From splashing the best in haute couture across Milan and Paris early in her modelling career, to exchanging notes with First-Lady Michelle Obama, as she and her husband called on the US First Couple in White House on Thursday; from refusing to share her phone number with Trump during one of their first meetings in 1998 to standing by him after a hot-mic tape plunged the 70-year-old deeper into an image-crisis just before the election; from being charged by a British tabloid and a blogger of having worked as an escort at a men’s club in Italy in the 1990s, to having to defend herself during the primaries for her scantily-clad cover-photo in a magazine, which was shot years back; from being accused of plagiarising a Michelle Obama speech during her address to the Republican National Convention in Ohio this July, to keeping a straight face at a charity dinner, when her husband made light-hearted banter of her plight … Melania has really been the one saving grace in an otherwise vicious, vituperative, venom-spewing election campaign that saw both the leading White House contenders trade personal slants and profanities with an alarming ease.

The sobering factor

Being wife to a megalomaniac like Trump, who is 24 years her senior, is perhaps a role that puts one’s sensory and motor neurons to round-the-clock stress-tests. Added to that are Trump’s boorish answers to just about any question that comes his way, his half-baked ideas at statesmanship and his endless bragging about his machismo, smacking of an almost juvenile immaturity.

And all the while, Melania was needlessly dragged into the muck because of her husband’s unfailing dalliance with the banal and the pedestrian. With every word that Trump uttered, every move he made, every breath he took, the whole world had one eye on Melania.

As the couple criss-crossed America for one whole year, it was she who came across as the sobering factor, that measured pull of the string in a cello, to counter the discordant clutter of an over-the-top orchestra. Right through the year-long regimen of primaries, convention and campaigning, Melania’s presence was like a slice of sunshine that raises prospects of Centre Court play on an otherwise damp afternoon at Wimbledon. She was the soul of this US election season – without having said much, she conveyed a lot. Her poise and elegance, her ability to maintain a dignified silence even when faced with the most vicious personal attack, her penchant for honesty, even if it required her to say a few harsh words about her husband ... all came across with remarkable poise and elan.

And remember, she is no career politician or business tycoon or a Sunset Boulevard celebrity.

When Trump was caught on the hot-mic saying, “When you’re a star ... you can do anything to women ...” Melania didn’t hold her punches in reacting: “The words my husband used are unacceptable and offensive to me.” Later, brushing the entire episode aside as “boy talk” was perhaps the concession she was forced to make in public to keep her husband from further embarrassment. Afterall, right through this election campaign, she was tasked with a thankless job and she did it as best as she could: Defending the indefensible.

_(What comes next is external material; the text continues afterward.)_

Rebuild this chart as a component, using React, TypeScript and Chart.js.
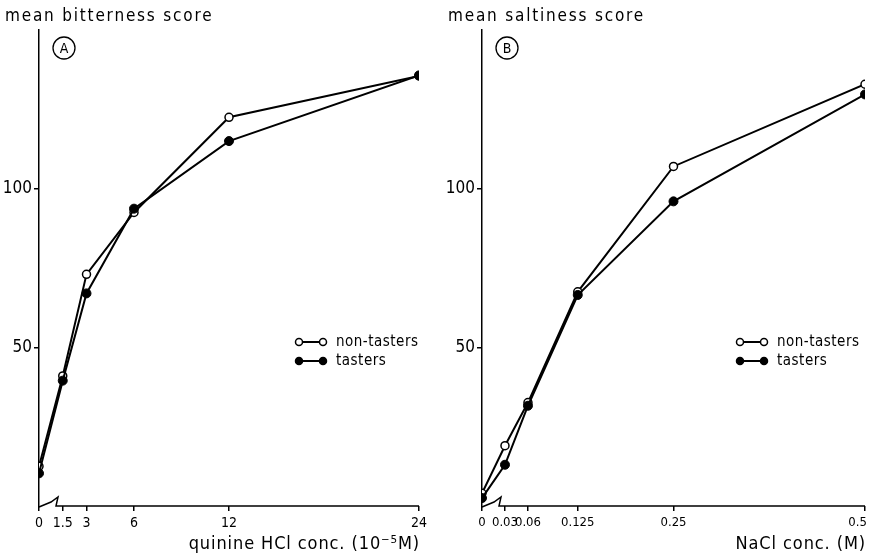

So, as the most sought-after address on Planet Earth gets ready to roll out the red carpet for its new hosts, ten-year-old Barron, son of the first couple-elect, can count on his mother to make sure he doesn’t miss any of the warmth of Trump Tower in the gargantuan corridors of the White House: Home sweet home, all over again. And of course, White House will have its fashion quotient raised like never before.

As for Mr President, well, he’ll be busy anyways, “making America great again”!